Written exercise
Give back the full listing, character for character, with no pictures.

Source excerpt
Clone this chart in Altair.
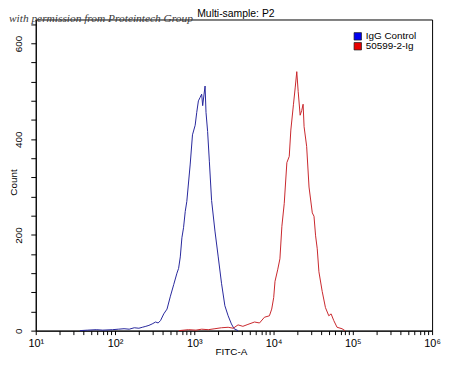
import altair as alt
import pandas as pd

title_text = "Multi-sample: P2"
watermark_text = "with permission from Proteintech Group"
x_title = "FITC-A"
y_title = "Count"
series_names = ["IgG Control", "50599-2-Ig"]
line_colors = ["#26269c", "#c8262c"]
legend_colors = ["#0000f0", "#e80000"]

blue_fitc = [36, 45, 58, 70, 93, 110, 130, 151, 175, 200,
             221, 245, 268, 294, 325, 350, 375, 412, 453, 500,
             550, 604, 634, 666, 698, 732, 769, 805, 889, 949,
             1026, 1074, 1127, 1183, 1239, 1276, 1328, 1368, 1406, 1473,
             1549, 1653, 1823, 2005, 2205, 2431, 2673, 2941, 3177, 3565]
blue_count = [0, 1, 2, 1, 2, 3, 4, 3, 6, 5,
              7, 9, 11, 14, 18, 16, 21, 35, 45, 72,
              96, 120, 130, 154, 194, 215, 249, 270, 348, 409,
              429, 456, 480, 487, 494, 470, 494, 511, 456, 416,
              354, 272, 208, 154, 99, 52, 31, 14, 4, 0]

red_fitc = [638, 845, 1050, 1239, 1500, 1823, 2200, 2673, 3100, 3565,
            4100, 4753, 5757, 6650, 7680, 8870, 9480, 10040, 10430, 11270,
            12030, 12740, 13650, 14060, 14720, 15770, 16520, 17840, 18740, 19630,
            20440, 21650, 22670, 23590, 24280, 26150, 28020, 30820, 32370, 33920,
            35570, 37340, 41080, 45170, 49780, 53200, 57500, 63240, 73000, 79600]
red_count = [0, 2, 1, 3, 2, 4, 6, 7, 5, 12,
             9, 13, 18, 16, 28, 31, 45, 69, 103, 127,
             150, 218, 266, 300, 351, 364, 419, 473, 507, 541,
             500, 450, 460, 473, 426, 385, 300, 246, 239, 198,
             171, 123, 82, 48, 31, 35, 21, 7, 4, 0]

x_decades = [10, 100, 1000, 10000, 100000, 1000000]
x_tick_labels = ["10¹", "10²", "10³", "10⁴", "10⁵", "10⁶"]
y_label_step = 200
y_tick_step = 40
y_max = 650

W, H = 400, 314
FONT = "Liberation Sans"

df = pd.concat([
    pd.DataFrame({"fitc": blue_fitc, "count": blue_count, "series": series_names[0]}),
    pd.DataFrame({"fitc": red_fitc, "count": red_count, "series": series_names[1]}),
], ignore_index=True)

x_values = [m * d for d in x_decades[:-1] for m in range(1, 10)] + [x_decades[-1]]
x_label_expr = " : ".join(
    f"datum.value == {d} ? '{l}'" for d, l in zip(x_decades, x_tick_labels)
) + " : ''"
y_values = list(range(0, y_max, y_tick_step))
y_label_expr = f"datum.value % {y_label_step} == 0 ? datum.label : ''"

lines = alt.Chart(df).mark_line(strokeWidth=1, interpolate="linear").encode(
    x=alt.X(
        "fitc:Q",
        scale=alt.Scale(type="log", domain=[10, 1000000], nice=False),
        axis=alt.Axis(
            values=x_values, labelExpr=x_label_expr, title=x_title,
            tickSize=4, labelPadding=3, labelFontSize=11, titleFontSize=10,
            labelFlush=False, grid=False, labelAlign="center",
            titleX=197, titleY=24, titleBaseline="alphabetic",
        ),
    ),
    y=alt.Y(
        "count:Q",
        scale=alt.Scale(domain=[0, y_max], nice=False),
        axis=alt.Axis(
            values=y_values, labelExpr=y_label_expr, title=y_title,
            tickSize=5, labelPadding=9, labelFontSize=10, titleFontSize=10,
            labelAngle=270, labelAlign="center", labelBaseline="alphabetic",
            labelFlush=False, grid=False,
            titleAngle=270, titleX=-22, titleY=164, titleAlign="center",
            titleBaseline="middle",
        ),
    ),
    color=alt.Color("series:N", scale=alt.Scale(domain=series_names, range=line_colors),
                    legend=None),
)

title_layer = alt.Chart(pd.DataFrame({"t": [title_text]})).mark_text(
    font=FONT, fontSize=10.5, align="center", baseline="alphabetic", color="black"
).encode(text="t:N", x=alt.value(202), y=alt.value(-3))

watermark_layer = alt.Chart(pd.DataFrame({"t": [watermark_text]})).mark_text(
    font="Liberation Serif", fontStyle="italic", fontSize=11.5, align="left",
    baseline="alphabetic", color="#3a3a3a"
).encode(text="t:N", x=alt.value(-27), y=alt.value(3))

legend_layers = []
for i, (name, col) in enumerate(zip(series_names, legend_colors)):
    ld = pd.DataFrame({"label": [name]})
    yy = 17 + 10 * i
    legend_layers.append(
        alt.Chart(ld).mark_square(size=56, filled=True, fill=col, stroke="#1a1a1a",
                                  strokeWidth=0.7, opacity=1)
        .encode(x=alt.value(325), y=alt.value(yy))
    )
    legend_layers.append(
        alt.Chart(ld).mark_text(font=FONT, fontSize=10, align="left", baseline="middle",
                                color="black")
        .encode(text="label:N", x=alt.value(333), y=alt.value(yy))
    )

chart = alt.layer(lines, title_layer, watermark_layer, *legend_layers).properties(
    width=W, height=H,
    autosize=alt.AutoSizeParams(type="none"),
    padding={"left": 28, "top": 10, "right": 10, "bottom": 24},
).configure_view(
    stroke="black", strokeWidth=1
).configure_axis(
    domainColor="black", tickColor="black", labelColor="black", titleColor="black",
    labelFont=FONT, titleFont=FONT, titleFontWeight="normal", domainWidth=1, tickWidth=1,
)

chart.save("out.html", embed_options={"renderer": "svg", "actions": False})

Reply
Clone this chart in Altair.
import altair as alt
import pandas as pd

title_text = "Multi-sample: P2"
watermark_text = "with permission from Proteintech Group"
x_title = "FITC-A"
y_title = "Count"
series_names = ["IgG Control", "50599-2-Ig"]
line_colors = ["#26269c", "#c8262c"]
legend_colors = ["#0000f0", "#e80000"]

blue_fitc = [36, 45, 58, 70, 93, 110, 130, 151, 175, 200,
             221, 245, 268, 294, 325, 350, 375, 412, 453, 500,
             550, 604, 634, 666, 698, 732, 769, 805, 889, 949,
             1026, 1074, 1127, 1183, 1239, 1276, 1328, 1368, 1406, 1473,
             1549, 1653, 1823, 2005, 2205, 2431, 2673, 2941, 3177, 3565]
blue_count = [0, 1, 2, 1, 2, 3, 4, 3, 6, 5,
              7, 9, 11, 14, 18, 16, 21, 35, 45, 72,
              96, 120, 130, 154, 194, 215, 249, 270, 348, 409,
              429, 456, 480, 487, 494, 470, 494, 511, 456, 416,
              354, 272, 208, 154, 99, 52, 31, 14, 4, 0]

red_fitc = [638, 845, 1050, 1239, 1500, 1823, 2200, 2673, 3100, 3565,
            4100, 4753, 5757, 6650, 7680, 8870, 9480, 10040, 10430, 11270,
            12030, 12740, 13650, 14060, 14720, 15770, 16520, 17840, 18740, 19630,
            20440, 21650, 22670, 23590, 24280, 26150, 28020, 30820, 32370, 33920,
            35570, 37340, 41080, 45170, 49780, 53200, 57500, 63240, 73000, 79600]
red_count = [0, 2, 1, 3, 2, 4, 6, 7, 5, 12,
             9, 13, 18, 16, 28, 31, 45, 69, 103, 127,
             150, 218, 266, 300, 351, 364, 419, 473, 507, 541,
             500, 450, 460, 473, 426, 385, 300, 246, 239, 198,
             171, 123, 82, 48, 31, 35, 21, 7, 4, 0]

x_decades = [10, 100, 1000, 10000, 100000, 1000000]
x_tick_labels = ["10¹", "10²", "10³", "10⁴", "10⁵", "10⁶"]
y_label_step = 200
y_tick_step = 40
y_max = 650

W, H = 400, 314
FONT = "Liberation Sans"

df = pd.concat([
    pd.DataFrame({"fitc": blue_fitc, "count": blue_count, "series": series_names[0]}),
    pd.DataFrame({"fitc": red_fitc, "count": red_count, "series": series_names[1]}),
], ignore_index=True)

x_values = [m * d for d in x_decades[:-1] for m in range(1, 10)] + [x_decades[-1]]
x_label_expr = " : ".join(
    f"datum.value == {d} ? '{l}'" for d, l in zip(x_decades, x_tick_labels)
) + " : ''"
y_values = list(range(0, y_max, y_tick_step))
y_label_expr = f"datum.value % {y_label_step} == 0 ? datum.label : ''"

lines = alt.Chart(df).mark_line(strokeWidth=1, interpolate="linear").encode(
    x=alt.X(
        "fitc:Q",
        scale=alt.Scale(type="log", domain=[10, 1000000], nice=False),
        axis=alt.Axis(
            values=x_values, labelExpr=x_label_expr, title=x_title,
            tickSize=4, labelPadding=3, labelFontSize=11, titleFontSize=10,
            labelFlush=False, grid=False, labelAlign="center",
            titleX=197, titleY=24, titleBaseline="alphabetic",
        ),
    ),
    y=alt.Y(
        "count:Q",
        scale=alt.Scale(domain=[0, y_max], nice=False),
        axis=alt.Axis(
            values=y_values, labelExpr=y_label_expr, title=y_title,
            tickSize=5, labelPadding=9, labelFontSize=10, titleFontSize=10,
            labelAngle=270, labelAlign="center", labelBaseline="alphabetic",
            labelFlush=False, grid=False,
            titleAngle=270, titleX=-22, titleY=164, titleAlign="center",
            titleBaseline="middle",
        ),
    ),
    color=alt.Color("series:N", scale=alt.Scale(domain=series_names, range=line_colors),
                    legend=None),
)

title_layer = alt.Chart(pd.DataFrame({"t": [title_text]})).mark_text(
    font=FONT, fontSize=10.5, align="center", baseline="alphabetic", color="black"
).encode(text="t:N", x=alt.value(202), y=alt.value(-3))

watermark_layer = alt.Chart(pd.DataFrame({"t": [watermark_text]})).mark_text(
    font="Liberation Serif", fontStyle="italic", fontSize=11.5, align="left",
    baseline="alphabetic", color="#3a3a3a"
).encode(text="t:N", x=alt.value(-27), y=alt.value(3))

legend_layers = []
for i, (name, col) in enumerate(zip(series_names, legend_colors)):
    ld = pd.DataFrame({"label": [name]})
    yy = 17 + 10 * i
    legend_layers.append(
        alt.Chart(ld).mark_square(size=56, filled=True, fill=col, stroke="#1a1a1a",
                                  strokeWidth=0.7, opacity=1)
        .encode(x=alt.value(325), y=alt.value(yy))
    )
    legend_layers.append(
        alt.Chart(ld).mark_text(font=FONT, fontSize=10, align="left", baseline="middle",
                                color="black")
        .encode(text="label:N", x=alt.value(333), y=alt.value(yy))
    )

chart = alt.layer(lines, title_layer, watermark_layer, *legend_layers).properties(
    width=W, height=H,
    autosize=alt.AutoSizeParams(type="none"),
    padding={"left": 28, "top": 10, "right": 10, "bottom": 24},
).configure_view(
    stroke="black", strokeWidth=1
).configure_axis(
    domainColor="black", tickColor="black", labelColor="black", titleColor="black",
    labelFont=FONT, titleFont=FONT, titleFontWeight="normal", domainWidth=1, tickWidth=1,
)

chart.save("out.html", embed_options={"renderer": "svg", "actions": False})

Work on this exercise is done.